HP’s problems following its 2011 purchase of Autonomy for US$11.1 billion are getting worse.
Various documents and internal emails indicate HP knew about the existence of loss-making hardware sales Autonomy allegedly used to bolster its revenue figures well before May 2012, when HP claimed to learn about them from a whistleblower, the Financial Times reported.
In response, former Autonomy CEO Michael Lynch reiterated that Autonomy was open and above-board about its accounts, and suggested HP CEO Meg Whitman resign.
“While HP eventually learned that a portion of Autonomy’s revenues were related to hardware sales, we knew nothing of the accounting improprieties, misrepresentations and disclosure failures related to such sales until after a senior Autonomy executive came forward and HP conducted an extensive investigation,” HP spokesperson Howard Clabo told the E-Commerce Times.
The purchase cost HP $8.8 billion in writedowns and led accusations by HP that Autonomy had, in effect, cooked the books. Regulators in the United States and the UK are investigating the matter.
The Paper Chase
Autonomy CFO Sushovan Hussain emailed Lynch three weeks before the end of the fiscal year in 2010 saying revenue “fell away completely” and urging “really radical” action.
The documents indicate Autonomy’s auditors, Deloitte, signed off on some of the deals HP is concerned about.

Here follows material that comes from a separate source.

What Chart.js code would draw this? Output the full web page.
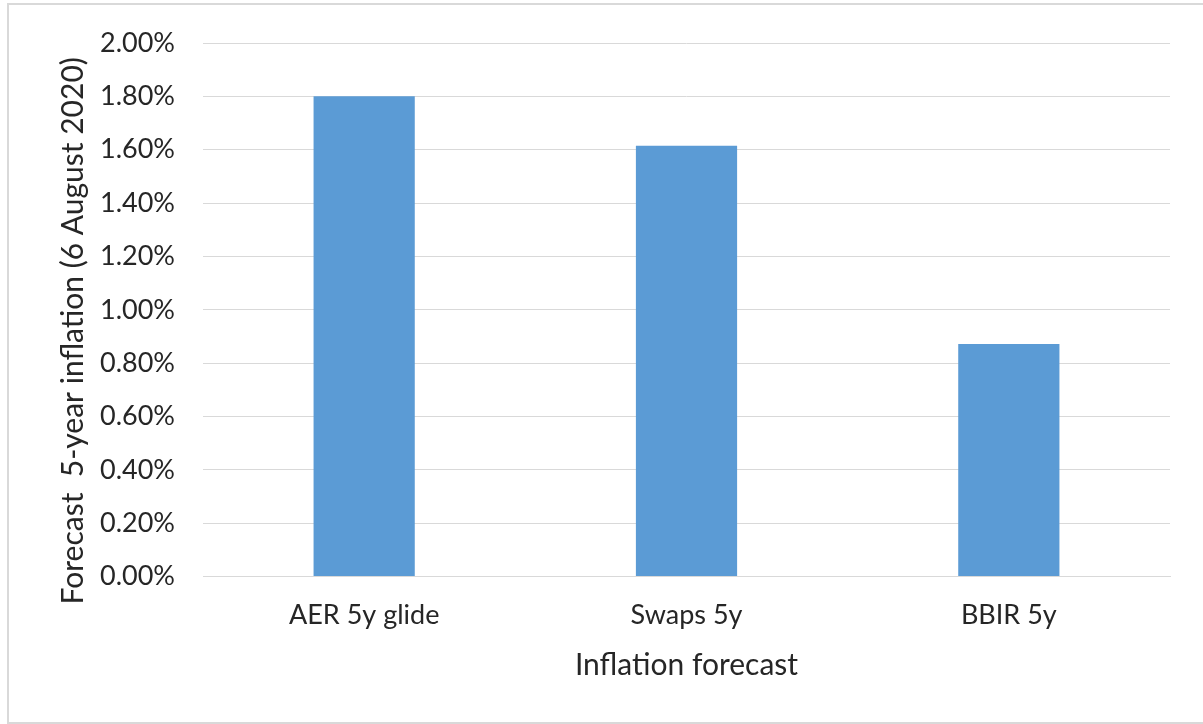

Some of the audit packs that acknowledge extensive hardware sales by Autonomy reportedly were available to HP management after the acquisition.
Information Is Not Knowledge
HP executives were included in communications referring to the loss-making hardware sales before May 2012, when it claims the whistleblower came forward, the FT reported.
Whitman received an email Oct. 26, 2011, that cited difficulties Autonomy was having in selling HP hardware and that referred to its previous sales of Dell hardware.
“Our investigation has shown that Autonomy often resold generic hardware at a loss in the last few days of the quarter with the sole purpose of masking its real financial performance,” HP’s Clabo remarked. “In addition, Autonomy engaged in improper transactions with certain value-added resellers to create the appearance of software licensing revenue at the end of each quarter.”
In some cases, these improper transactions “were used to accelerate revenue, and on numerous occasions, these were fabricated transactions with no real end-user,” Clabo said.
Business as Usual?
Suspicions about Autonomy have been floating around at lease since 2009, when UK analyst Paul Morland reportedly wrote a note warning investors about the company.
Autonomy apparently pressured the managers of analysts who wrote negatively about it to shut them up, forbade company staff from speaking to them, and barred them from attending meetings on quarterly financial results.
“HP had just lost one CEO, Mark Hurd; its current CEO Mark Apotheker was running all over the place trying to avoid being served by Larry Ellison — who sought to subpoena him in a lawsuit between Oracle and SAP, where Apotheker had previously been CEO — and Whitman was new to the board at the time,” Rob Enderle, principal analyst at the Enderle Group, told the E-Commerce Times.
“They were trying to get this [Autonomy] deal done. They were convinced someone was trying to buy Autonomy from under them, and they were in a panic,” Enderle continued. “HP should not have been making acquisitions at that time.”
Corporate Infighting Kills
It’s rumored that some HP executives may have sought to sabotage Whitman’s appointment as CEO by concealing negative information about Autonomy.
“If nothing else, the reports suggest a significant lack of internal transparency at HP,” Charles King, principal analyst at Pund-IT www.pund-it.com, told the E-Commerce Times.
It’s hard to predict how the latest revelations will impact HP, but “if it’s found to be truly culpable, it would result in a huge PR black eye,” King suggested, and “vulnerable to litigation.”